Attendance and enrollment tracking at cyber charter schools has been put in the national spotlight in recent months, after the Ohio Board of Education in June ordered the state’s largest full-time online charter school, Electronic Classroom of Tomorrow, to repay $60 million in state funds, saying the school had overstated its attendance figures, The Columbus Dispatch reported. The school is appealing that decision.

“I think if you look at Ohio, it’s probably the best example of a state trying to bring some sense and rationality to this issue of attendance and what it means to attend a cyber charter school,” said Todd Ziebarth, senior vice president of the National Alliance for Public Charter Schools.

Ohio, he said, tried to put definitions in place for attendance at cyber charter schools. Enforcement has been the issue.

A majority of states operate like Pennsylvania, where a definition of attendance and how it should be tracked in cyber charter schools is not spelled out in law, Ziebarth said. However, he said some states are creating policies that set a standard for how attendance should be tracked, allowing for the uniqueness of each school, yet holding them accountable.

Pennsylvania’s regulations are set up to allow for increased flexibility, Smith of PDE said.

“There are many ways to measure engagement beyond ‘seat time,’ and could present the opportunity for more personalized learning,” she wrote.

A uniform attendance system "might make oversight easier, but not better or more accurate."

Flexibility is good, said Nelson Smith, but there needs to be consistency.

“If the state wants to have a highly flexible policy, codify that. You can have laws that allow for flexibility. So long as everybody understands what the basis of accountability measures works out to,” he said.

The state could put a policy in place that requires attendance tracking to be done based on the performance of students, he said.
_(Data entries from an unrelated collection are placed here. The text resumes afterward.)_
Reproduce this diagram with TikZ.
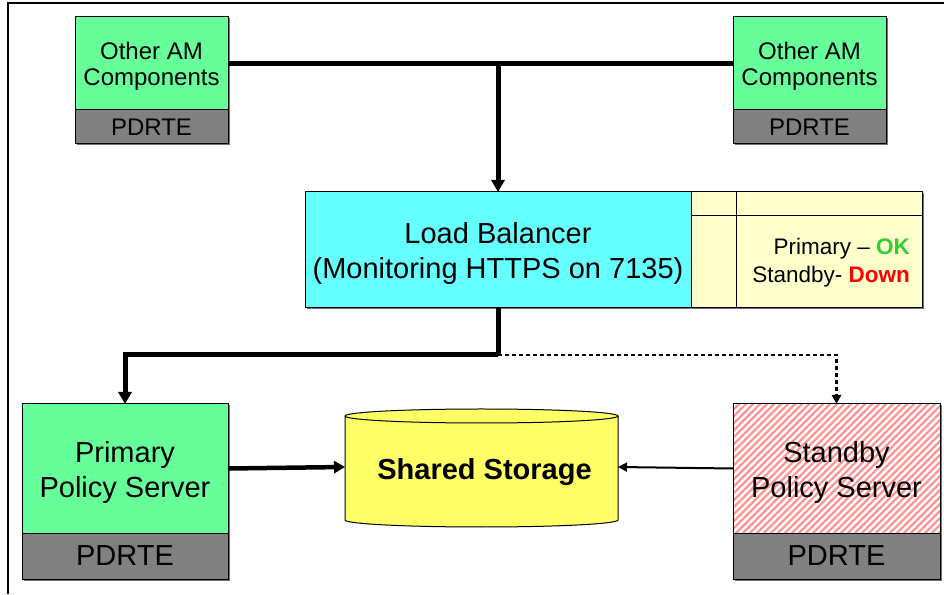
\documentclass[tikz,border=0pt]{standalone}
\usepackage{fontspec}
\setmainfont{Liberation Sans}
\usetikzlibrary{arrows.meta,shadows}
\definecolor{amgreen}{RGB}{102,255,153}
\definecolor{lbcyan}{RGB}{102,255,255}
\definecolor{tblyellow}{RGB}{255,255,204}
\definecolor{storyellow}{RGB}{255,255,102}
\definecolor{rtgray}{RGB}{128,128,128}
\definecolor{hatchred}{RGB}{255,150,150}
\definecolor{okgreen}{RGB}{51,204,51}
\definecolor{downred}{RGB}{255,0,0}
\begin{document}
\begin{tikzpicture}[x=1pt,y=1pt,
  box/.style={draw=black, line width=1pt, inner sep=0pt, outer sep=0pt, align=center,
    drop shadow={shadow xshift=1.5pt, shadow yshift=-1.5pt, fill=black!55, opacity=1}},
  label text/.style={inner sep=0pt, outer sep=0pt, align=center},
  smallfont/.style={font=\fontsize{24}{26}\selectfont},
  bigfont/.style={font=\fontsize{29}{35}\selectfont},
  tblfont/.style={font=\fontsize{22.5}{28}\selectfont},
  greenpart/.style={box, fill=amgreen},
  rtpart/.style={box, fill=rtgray},
  bus/.style={line width=5pt},
  busarrow/.style={line width=5pt, -{Triangle[length=12pt,width=13pt]}},
  feed/.style={line width=4.5pt, -{Triangle[length=11pt,width=12pt]}},
  thinarrow/.style={line width=2pt, -{Triangle[length=9pt,width=9pt]}},
  standbylink/.style={line width=2.5pt, dash pattern=on 4pt off 3pt, -{Triangle[length=9pt,width=9pt]}}
]
\useasboundingbox (0,0) rectangle (944,594);
\fill[white] (0,0) rectangle (944,594);

% page frame (top and left edges)
\draw[line width=1.5pt] (8,0) -- (8,591) -- (944,591);

% other AM components, left and right
\node[greenpart, minimum width=153, minimum height=93] (amL) at (151.5,530.5) {};
\node[label text, smallfont] (amLtext) at ([yshift=-3pt]amL.center) {Other AM\\Components};
\node[rtpart, smallfont, minimum width=153, minimum height=34] (amLrt) at (151.5,467) {PDRTE};
\node[greenpart, minimum width=153, minimum height=93] (amR) at (809.5,530.5) {};
\node[label text, smallfont] (amRtext) at ([yshift=-3pt]amR.center) {Other AM\\Components};
\node[rtpart, smallfont, minimum width=153, minimum height=34] (amRrt) at (809.5,467) {PDRTE};

% load balancer and its status table
\node[box, fill=lbcyan, minimum width=386, minimum height=116] (lb) at (498,344) {};
\node[label text, bigfont] (lbtext) at ([yshift=-4pt]lb.center) {Load Balancer\\(Monitoring HTTPS on 7135)};
\node[box, fill=tblyellow, minimum width=231, minimum height=116] (tbl) at (806.5,344) {};
\draw[line width=0.8pt] (tbl.north west -| 736,0) -- (tbl.south west -| 736,0);
\draw[line width=0.8pt] (tbl.west |- 0,379) -- (tbl.east |- 0,379);
\node[tblfont, anchor=base east, inner sep=0pt] (okline) at (910,339) {Primary -- \textbf{\textcolor{okgreen}{OK}}};
\node[tblfont, anchor=base east, inner sep=0pt] (downline) at (910,311) {Standby- \textbf{\textcolor{downred}{Down}}};

% primary policy server
\node[greenpart, minimum width=206, minimum height=129] (prim) at (125,125.5) {};
\node[label text, bigfont] (primtext) at ([yshift=-4pt]prim.center) {Primary\\Policy Server};
\node[rtpart, bigfont, minimum width=206, minimum height=46] (primrt) at (125,38) {PDRTE};

% standby policy server (hatched)
\node[box, fill=white, minimum width=207, minimum height=129] (stby) at (836.5,125.5) {};
\begin{scope}
  \clip (stby.south west) rectangle (stby.north east);
  \foreach \k in {-140,-133,...,215}
    \draw[hatchred, line width=2.4pt] (733+\k,58) -- (733+\k+135,193);
\end{scope}
\draw[line width=1pt] (stby.south west) rectangle (stby.north east);
\node[label text, bigfont] (stbytext) at ([yshift=-4pt]stby.center) {Standby\\Policy Server};
\node[rtpart, bigfont, minimum width=207, minimum height=46] (stbyrt) at (836.5,38) {PDRTE};

% shared storage cylinder
\filldraw[fill=storyellow, draw=black, line width=1pt]
  (345,178) -- (345,74) arc[start angle=180, end angle=360, x radius=136.5, y radius=7]
  -- (618,178) arc[start angle=0, end angle=180, x radius=136.5, y radius=7] -- cycle;
\draw[line width=1pt] (345,178) arc[start angle=180, end angle=360, x radius=136.5, y radius=7];
\node[inner sep=0pt, outer sep=0pt, minimum width=273, minimum height=118] (stor) at (481.5,127) {};
\node[label text, font=\fontsize{29}{35}\selectfont\bfseries] (stortext) at ([xshift=3pt,yshift=-5pt]stor.center) {Shared Storage};

% connectors
\coordinate (busj) at (498,530);
\coordinate (split) at (498,239);
\draw[bus] (amL.east) -- (amR.west);
\draw[busarrow] (busj) -- (lb.north);
\draw[line width=5pt] (lb.south) -- (split);
\draw[busarrow] (split) -| (prim.north);
\draw[standbylink] (split) -| (stby.north);
\draw[feed] (prim.east) -- (stor.west);
\draw[thinarrow] (stby.west) -- (stor.east);
\end{tikzpicture}
\end{document}
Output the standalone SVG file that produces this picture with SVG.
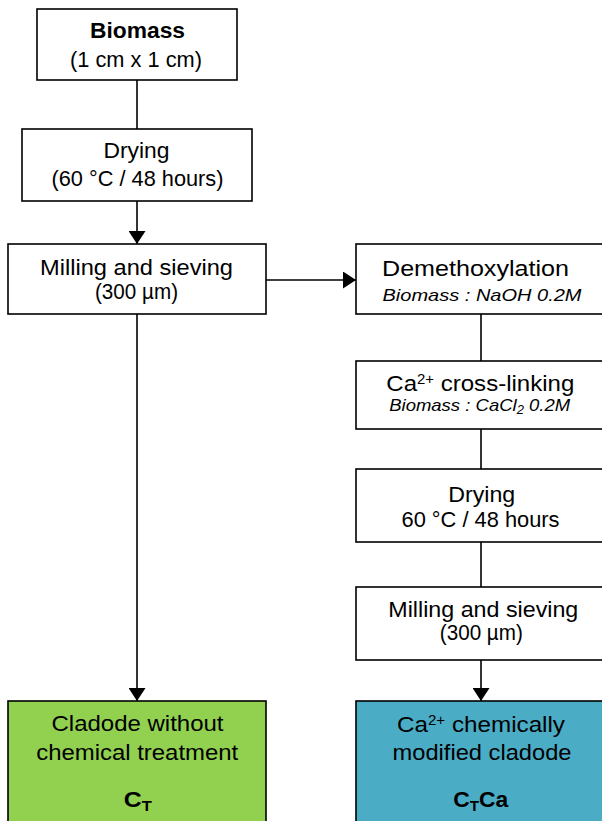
<svg xmlns="http://www.w3.org/2000/svg" width="602" height="821" viewBox="0 0 602 821">
<style>
.box{fill:#fff;stroke:#000;stroke-width:1.6}
.green{fill:#92D050;stroke:#000;stroke-width:1.6}
.blue{fill:#4BACC6;stroke:#000;stroke-width:1.6}
text{font-family:"Liberation Sans",Arial,sans-serif;font-size:22.5px;fill:#000;text-anchor:middle}
.b{font-weight:bold}
.i{font-style:italic;font-size:17px}
.sup{font-size:14px}
.sub{font-size:15px}
.isub{font-size:12px}
.conn line{stroke:#000;stroke-width:1.6}
</style>
<defs>
<marker id="arr" viewBox="0 0 13 17" refX="13" refY="8.5" markerWidth="13" markerHeight="17" markerUnits="userSpaceOnUse" orient="auto">
<path d="M0,0 L13,8.5 L0,17 z" fill="#000"/>
</marker>
</defs>
<rect width="602" height="821" fill="#fff"/>
<g class="conn" id="connectors">
<line x1="137" y1="80" x2="137" y2="129"/>
<line x1="137" y1="201" x2="137" y2="244" marker-end="url(#arr)"/>
<line x1="137" y1="314" x2="137" y2="701" marker-end="url(#arr)"/>
<line x1="266" y1="280" x2="356" y2="280" marker-end="url(#arr)"/>
<line x1="481" y1="314" x2="481" y2="361"/>
<line x1="481" y1="429" x2="481" y2="469"/>
<line x1="481" y1="542" x2="481" y2="587"/>
<line x1="481" y1="660" x2="481" y2="701" marker-end="url(#arr)"/>
</g>
<g id="biomass">
<rect class="box" x="37" y="9" width="200" height="71"/>
<text class="b" x="137.5" y="38" textLength="95" lengthAdjust="spacingAndGlyphs">Biomass</text>
<text x="136" y="66.5" textLength="132" lengthAdjust="spacingAndGlyphs">(1 cm x 1 cm)</text>
</g>
<g id="drying1">
<rect class="box" x="22" y="129" width="230" height="72"/>
<text x="136.5" y="158" textLength="66" lengthAdjust="spacingAndGlyphs">Drying</text>
<text x="137.5" y="186" textLength="172" lengthAdjust="spacingAndGlyphs">(60 °C / 48 hours)</text>
</g>
<g id="milling1">
<rect class="box" x="8" y="244" width="258" height="70"/>
<text x="136.5" y="275" textLength="193" lengthAdjust="spacingAndGlyphs">Milling and sieving</text>
<text x="136.5" y="298.5" textLength="83" lengthAdjust="spacingAndGlyphs">(300 µm)</text>
</g>
<g id="ct">
<rect class="green" x="8" y="701" width="258" height="130"/>
<text x="137.5" y="731" textLength="172" lengthAdjust="spacingAndGlyphs">Cladode without</text>
<text x="137.2" y="760" textLength="202" lengthAdjust="spacingAndGlyphs">chemical treatment</text>
<text class="b" x="137.8" y="807" textLength="28" lengthAdjust="spacingAndGlyphs">C<tspan class="sub" dy="4">T</tspan></text>
</g>
<g id="demethoxylation">
<rect class="box" x="356" y="244" width="250" height="70"/>
<text x="475.5" y="276" textLength="187" lengthAdjust="spacingAndGlyphs">Demethoxylation</text>
<text class="i" x="482" y="300.5" textLength="199" lengthAdjust="spacingAndGlyphs">Biomass : NaOH 0.2M</text>
</g>
<g id="crosslinking">
<rect class="box" x="356" y="361" width="250" height="68"/>
<text x="480.3" y="390.5" textLength="188" lengthAdjust="spacingAndGlyphs">Ca<tspan class="sup" dy="-7">2+</tspan><tspan dy="7"> cross-linking</tspan></text>
<text class="i" x="479.7" y="410.5" textLength="181" lengthAdjust="spacingAndGlyphs">Biomass : CaCl<tspan class="isub" dy="3">2</tspan><tspan dy="-3"> 0.2M</tspan></text>
</g>
<g id="drying2">
<rect class="box" x="356" y="469" width="250" height="73"/>
<text x="481.7" y="501.5" textLength="67" lengthAdjust="spacingAndGlyphs">Drying</text>
<text x="480.5" y="526.5" textLength="158" lengthAdjust="spacingAndGlyphs">60 °C / 48 hours</text>
</g>
<g id="milling2">
<rect class="box" x="356" y="587" width="250" height="73"/>
<text x="483.3" y="616.5" textLength="190" lengthAdjust="spacingAndGlyphs">Milling and sieving</text>
<text x="481.3" y="640" textLength="83" lengthAdjust="spacingAndGlyphs">(300 µm)</text>
</g>
<g id="ctca">
<rect class="blue" x="356" y="701" width="250" height="130"/>
<text x="481" y="732" textLength="168" lengthAdjust="spacingAndGlyphs">Ca<tspan class="sup" dy="-7">2+</tspan><tspan dy="7"> chemically</tspan></text>
<text x="482" y="760" textLength="179" lengthAdjust="spacingAndGlyphs">modified cladode</text>
<text class="b" x="480.8" y="807" textLength="55" lengthAdjust="spacingAndGlyphs">C<tspan class="sub" dy="4">T</tspan><tspan dy="-4">Ca</tspan></text>
</g>
</svg>
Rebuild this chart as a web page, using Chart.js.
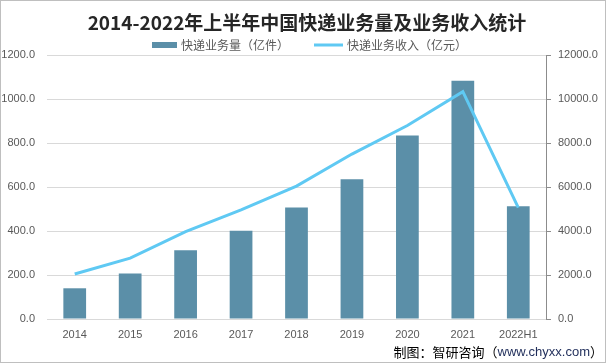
<!DOCTYPE html>
<html>
<head>
<meta charset="utf-8">
<script src="https://cdn.jsdelivr.net/npm/chart.js@4/dist/chart.umd.min.js"></script>
<style>
  html, body { margin: 0; padding: 0; background: #fff; }
  #wrap { width: 606px; height: 364px; position: relative; }
</style>
</head>
<body>
<div id="wrap"><canvas id="c" width="606" height="364"></canvas></div>
<script>
const titleText = '2014-2022年上半年中国快递业务量及业务收入统计';
const sourcePrefix = '制图：智研咨询（';
const sourceSite = 'www.chyxx.com';
const sourceSuffix = '）';
const categories = ['2014', '2015', '2016', '2017', '2018', '2019', '2020', '2021', '2022H1'];
const volumeLabel = '快递业务量（亿件）';
const revenueLabel = '快递业务收入（亿元）';
const volume = [139.6, 206.7, 312.8, 400.6, 507.1, 635.2, 833.6, 1083.0, 512.2];
const revenue = [2045.4, 2769.6, 3974.4, 4957.1, 6038.4, 7497.8, 8795.4, 10332.3, 5063.5];
const leftTicks = [0, 200, 400, 600, 800, 1000, 1200];
const rightTicks = [0, 2000, 4000, 6000, 8000, 10000, 12000];

const BAR_COLOR = '#5b8fa8';
const LINE_COLOR = '#5fc9f3';
const TEXT_GRAY = '#595959';
const FONT = '"Noto Sans CJK SC", "Microsoft YaHei", sans-serif';
const LATIN = '"Liberation Sans", Arial, sans-serif';

const decorPlugin = {
  id: 'decor',
  afterDraw(chart) {
    const ctx = chart.ctx;
    const W = chart.width;
    ctx.save();
    // title
    ctx.fillStyle = '#262626';
    ctx.font = 'bold 19px ' + FONT;
    ctx.textAlign = 'center';
    ctx.textBaseline = 'middle';
    ctx.fillText(titleText, W / 2 + 4, 23);
    // legend
    ctx.font = '12px ' + FONT;
    const sw1 = 25, sw2 = 29, g = 4, gap = 25;
    const w1 = ctx.measureText(volumeLabel).width;
    const w2 = ctx.measureText(revenueLabel).width;
    const total = sw1 + g + w1 + gap + sw2 + g + w2;
    let x = 152;
    const ly = 45;
    ctx.fillStyle = BAR_COLOR;
    ctx.fillRect(x, ly - 3, sw1, 6);
    x += sw1 + g;
    ctx.fillStyle = TEXT_GRAY;
    ctx.textAlign = 'left';
    ctx.fillText(volumeLabel, x, ly);
    x += w1 + gap;
    ctx.strokeStyle = LINE_COLOR;
    ctx.lineWidth = 3;
    ctx.beginPath();
    ctx.moveTo(x, ly);
    ctx.lineTo(x + sw2, ly);
    ctx.stroke();
    x += sw2 + g;
    ctx.fillText(revenueLabel, x, ly);
    // source
    ctx.textAlign = 'left';
    const cjk = '13px ' + FONT, lat = '13px ' + LATIN;
    ctx.font = cjk;
    const a = ctx.measureText(sourcePrefix).width;
    const c = ctx.measureText(sourceSuffix).width;
    ctx.font = lat;
    const b = ctx.measureText(sourceSite).width;
    let sx = 603 - (a + b + c);
    const sy = 352;
    ctx.font = cjk; ctx.fillStyle = '#000';
    ctx.fillText(sourcePrefix, sx, sy); sx += a;
    ctx.font = lat; ctx.fillStyle = '#1f2d5a';
    ctx.fillText(sourceSite, sx, sy); sx += b;
    ctx.font = cjk; ctx.fillStyle = '#000';
    ctx.fillText(sourceSuffix, sx, sy);
    // border
    ctx.strokeStyle = '#bfbfbf';
    ctx.lineWidth = 1;
    ctx.strokeRect(0.5, 0.5, W - 1, chart.height - 2);
    ctx.restore();
  }
};

new Chart(document.getElementById('c'), {
  data: {
    labels: categories,
    datasets: [
      {
        type: 'line',
        label: revenueLabel,
        data: revenue,
        yAxisID: 'y1',
        borderColor: LINE_COLOR,
        backgroundColor: LINE_COLOR,
        borderWidth: 3,
        pointRadius: 0,
        tension: 0,
        order: 0
      },
      {
        type: 'bar',
        label: volumeLabel,
        data: volume,
        yAxisID: 'y',
        backgroundColor: BAR_COLOR,
        borderColor: '#527f96',
        borderWidth: 0,
        barPercentage: 0.41,
        categoryPercentage: 1.0,
        order: 1
      }
    ]
  },
  plugins: [decorPlugin],
  options: {
    responsive: false,
    animation: false,
    devicePixelRatio: 1,
    layout: { padding: { top: 55, left: 0, right: 0, bottom: 0 } },
    plugins: {
      legend: { display: false },
      title: { display: false },
      tooltip: { enabled: false }
    },
    scales: {
      x: {
        grid: { display: false, drawTicks: false },
        border: { display: false },
        ticks: { color: TEXT_GRAY, font: { family: LATIN, size: 11 }, padding: 9, maxRotation: 0 },
        afterFit(s) { s.height = 45; }
      },
      y: {
        position: 'left',
        min: 0, max: 1200,
        afterBuildTicks(s) { s.ticks = leftTicks.map(v => ({ value: v })); },
        grid: { color: '#d9d9d9', drawTicks: false, lineWidth: 1 },
        border: { display: false },
        ticks: {
          color: TEXT_GRAY, font: { family: LATIN, size: 11 }, padding: 12,
          callback: v => Number(v).toFixed(1)
        },
        afterFit(s) { s.width = 47; }
      },
      y1: {
        position: 'right',
        min: 0, max: 12000,
        afterBuildTicks(s) { s.ticks = rightTicks.map(v => ({ value: v })); },
        grid: { drawOnChartArea: false, tickLength: 5, tickColor: '#8c8c8c' },
        border: { display: true, color: '#8c8c8c' },
        ticks: {
          color: TEXT_GRAY, font: { family: LATIN, size: 11 }, padding: 7,
          callback: v => Number(v).toFixed(1)
        },
        afterFit(s) { s.width = 60; }
      }
    }
  }
});
</script>
</body>
</html>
Having attendance guidelines broken down in each school’s charter, as is done now, also is important to ensure there are no questions when it comes to enforcement.

Each school has its own system

Ana Meyers, executive director of the PA Coalition of Public Charter Schools, wrote in an email that there needs to be flexibility in cyber charter school policies because each school is different.

Some schools, like PA Virtual, rely heavily on parent participation to ensure the child is learning.

“Our model is absolutely based on a learning coach being in the home,” said Jason Fitzpatrick, assistant dean of student services.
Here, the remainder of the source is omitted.